やはり大部分を国に頼っているかと言うと、そうではなく、地方交付税の割合は約20%です。半分以上が国からの援助という訳ではありませんでしたが、残りの55%はどこに行ってしまったのでしょうか。

55%のうち、主なものは国庫支出金(21%)と諸収入(19%)、そして地方債(13%)です。

国庫支出金は、本来だったら国が行うべきだけれども、地方が主導でやったほうがスムーズに事が進むので、国が地方に頼んで行う事業に払う費用です。最近のトレンドで言えば、新型コロナウイルス感染症にかかる費用(病床の確保やワクチン接種など)が該当します。
北海道庁でも、令和元年度に比べて大幅に国庫支出金が増えており(R1:3998億⇒R2:6650億)、その主な要因は、新型コロナウイルス感染症対策関係のためと分析しています。

諸収入の主なものは貸付金元利収入です。これは、読んで字のごとく、自治体が企業などに、お金を貸した返済金や、貸したお金によって生じる利子によるものです。

最後に地方債は、自治体の借金です。債券を発行したり、借り入れをしたりすることで、お金を調達します。

ざっくり、まとめると北海道の収入は以下のとおりです。
 ①自分の収入が25%(道民税など)
 ②国からの援助が20%(地方交付税)
 ③国から頼まれて行っている仕事による収入が21%(国庫支出金)
 ④貸したお金の返済金と利子が19%(諸収入)
 ⑤借金が13%(地方債)
 ⑥その他、繰入金などが2%(貯金の切り崩し)

無理やり個人にあてはめてみると、月々20万円の生活費を賄うために、アルバイトで5万円を稼ぎ、実家から4万円の仕送りをもらい、親の仕事を手伝って5万円の収入を得て、友人から貸した4万円を返してもらい、2万円をカードローンで借金する感じでしょうか。

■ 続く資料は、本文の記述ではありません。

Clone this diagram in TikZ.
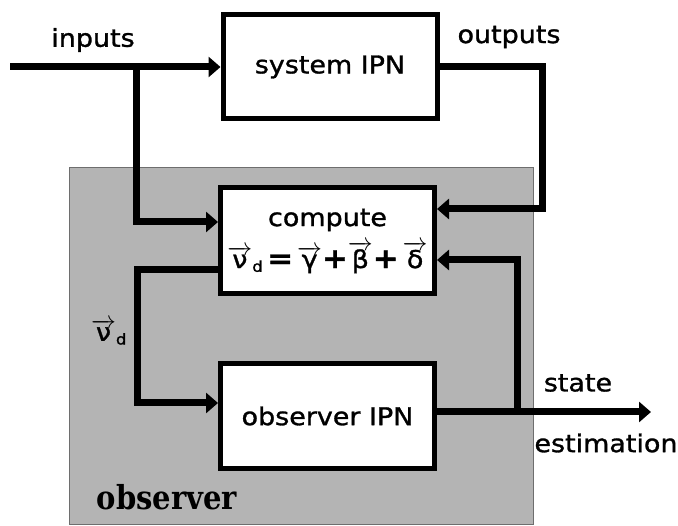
\documentclass[tikz,border=0pt]{standalone}
\usepackage{fontspec}
\setmainfont{DejaVu Sans}[FakeStretch=1.1, FakeBold=1.2]
\newfontfamily\obsfont{DejaVu Serif}[FakeStretch=0.88, BoldFont={DejaVu Serif Bold}, BoldFeatures={FakeStretch=0.88}]
\usetikzlibrary{arrows.meta}
\newcommand{\vecv}[1]{$\overrightarrow{\mbox{#1}}$}
\newcommand{\vecnud}{$\overrightarrow{\mbox{ν}}_{\mbox{\fontsize{15}{15}\selectfont d}}$}
\newcommand{\bigop}[1]{{\fontsize{28}{28}\selectfont\textbf{#1}}}
\begin{document}
\begin{tikzpicture}[x=1pt,y=-1pt,
  txt/.style={font=\fontsize{24.5}{28}\selectfont, inner sep=0pt},
  blk/.style={draw=black, line width=5pt, fill=white, minimum width=214pt, inner sep=0pt, align=center, font=\fontsize{24.5}{28}\selectfont},
  conn/.style={line width=7pt},
  arr/.style={conn, -{Triangle[length=12pt,width=20pt]}}]
\useasboundingbox (0,0) rectangle (678,526);
% observer area
\fill[fill={rgb,255:red,180;green,180;blue,180}, draw={rgb,255:red,110;green,110;blue,110}, line width=0.8pt] (69,167) rectangle (533,524);
% blocks
\node[blk, minimum height=104pt] (sys) at (330,67) {system IPN};
\node[blk, minimum height=106pt] (comp) at (327.5,241) {compute\\[9pt]\vecnud\,\bigop{=}\,\vecv{γ}\bigop{+}\vecv{β}\bigop{+}\,\vecv{δ}};
\node[blk, minimum height=105pt] (obs) at (327.5,416) {observer IPN};
% coordinates
\coordinate (in) at (10,67);
\coordinate (br) at (136,67);
\coordinate (oc) at (542,209);
\coordinate (vl) at (137,403);
\coordinate (se) at (651,412);
\coordinate (fb) at (517,412);
% connectors
\draw[arr] (in) -- (in -| sys.west);
\draw[arr] (br) |- ([yshift=19pt]comp.west);
\draw[arr] (sys.east |- in) -| (oc) -- (oc -| comp.east);
\draw[arr] ([yshift=-29pt]comp.west) -| (vl) -- (vl -| obs.west);
\draw[arr] (se -| obs.east) -- (se);
\draw[arr] (fb) |- ([yshift=-19pt]comp.east);
% labels
\node[txt] (lin) at (93,40) {inputs};
\node[txt] (lout) at (509,37) {outputs};
\node[txt] (lst) at (578,383) {state};
\node[txt] (lest) at (606,443) {estimation};
\node[txt] (lvd) at (109,332) {\vecnud};
\node[inner sep=0pt, font=\obsfont\bfseries\fontsize{33}{36}\selectfont] (lobs) at (167,497) {observer};
\end{tikzpicture}
\end{document}
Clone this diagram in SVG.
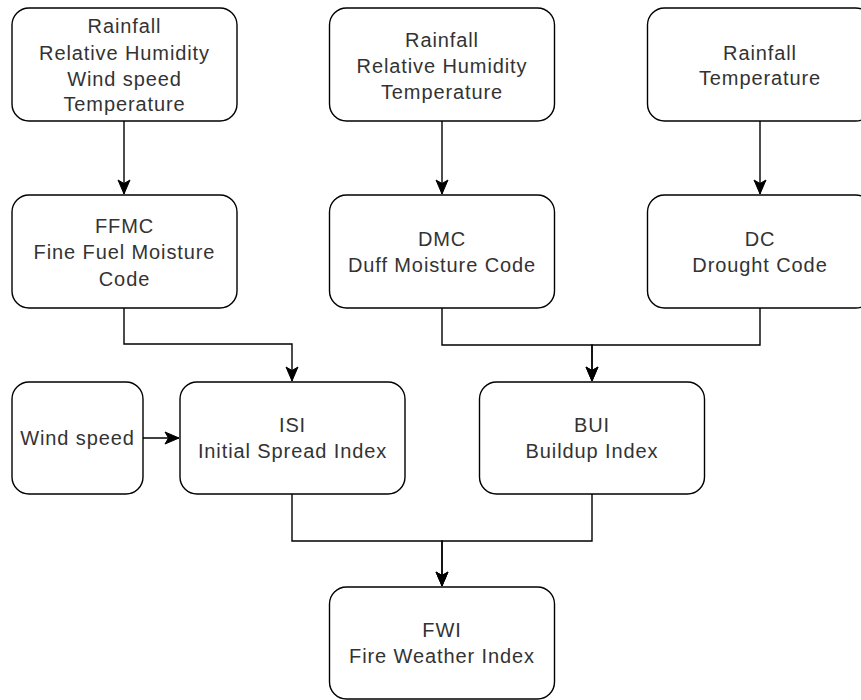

5割近くも実家頼みはどうなのか、2万円の借金は多いのではないか。感じ方は人それぞれかと思いますが、大学生の一人暮らしと考えれば、あり得るように思えます。すさまじく深刻とは言えないのではないでしょうか。

4 本当にリスクが高いのは?

一方で、この財政力指数ですが、実は北海道は47都道府県中26位であり、北海道よりも指数が低い府県が21あります。総務省の全都道府県の主要財政指標において、指数が一番低いのは、島根県です。

島根県の指数は0.26であるため、およそ3/4を国に頼っていることになります。島根県の決算を見てみます。

北海道と同様の数値を拾うと、
 ①自分の収入が18%(県民税など)
 ②国からの援助が34%(地方交付税)
 ③国から頼まれて行っている仕事による収入が21%(国庫支出金)
 ④貸したお金の返済金と利子が8%(諸収入)
 ⑤借金が12%(地方債)
 ⑥その他で7%(繰入金)

同じように個人にあてはめてみると、月々20万円の生活費を賄うために、アルバイトで3万円、実家の仕送りが7万円、親の仕事を手伝って4万円、友人からの返済金が2万円、カードローンの借金が2万円、今までの貯金を切り崩して2万円となります。

20万円のうち、自分で稼いだように思えるお金(税+諸収入)が5万円なので、確かに、財政力指数で比較すると、北海道より島根県は、切迫感があるように思えます。

令和2年度の決算を基に、財政力指数のベスト3・ワースト3を表にしてみました。(総務省 全都道府県の主要財政指標(令和2年度決算)及び各都道府県令和2年度決算参照)
指数の高い都県(東京、愛知、神奈川)は税による収入が5割を超えており、交付税の割合は東京都の0%を筆頭に、1桁で収まっています。

画像1(都道府県)

指数の低い県(島根、高知、鳥取)は、税収が2割前後であり諸収入を合わせても3割に届かない一方で、交付税の額は3割を超えています。国庫支出金と合わせれば6割に届く県もあり、収入の大部分を国に頼っていることが見て取れます。

例えば、今後、国の税収が大きく落ち込み、地方交付税の額が減った場合、指数の低い県は、収入の多くが途絶えることになります。収入のない一人暮らしの大学生が、実家からの仕送りが途絶えたために退学せざるを得なくなるように、財源に余裕がない県は苦境に陥るリスクがあります。

財政力指数は、あくまでも財源に余裕があるかどうかを計る指標であり、他の指標も見た上で考えなければいけません。47都道府県のどこにも財政再生団体がないように、破綻が目前に迫っているとは言えないかもしれません。

しかし、コロナ禍による景気悪化や人口減少によって、税収の改善も見込めないことから、国からの交付税が頼りで、自分で稼ぐ力が少ない県が抱えるその懸念は、現実になる可能性が大いにあると思います。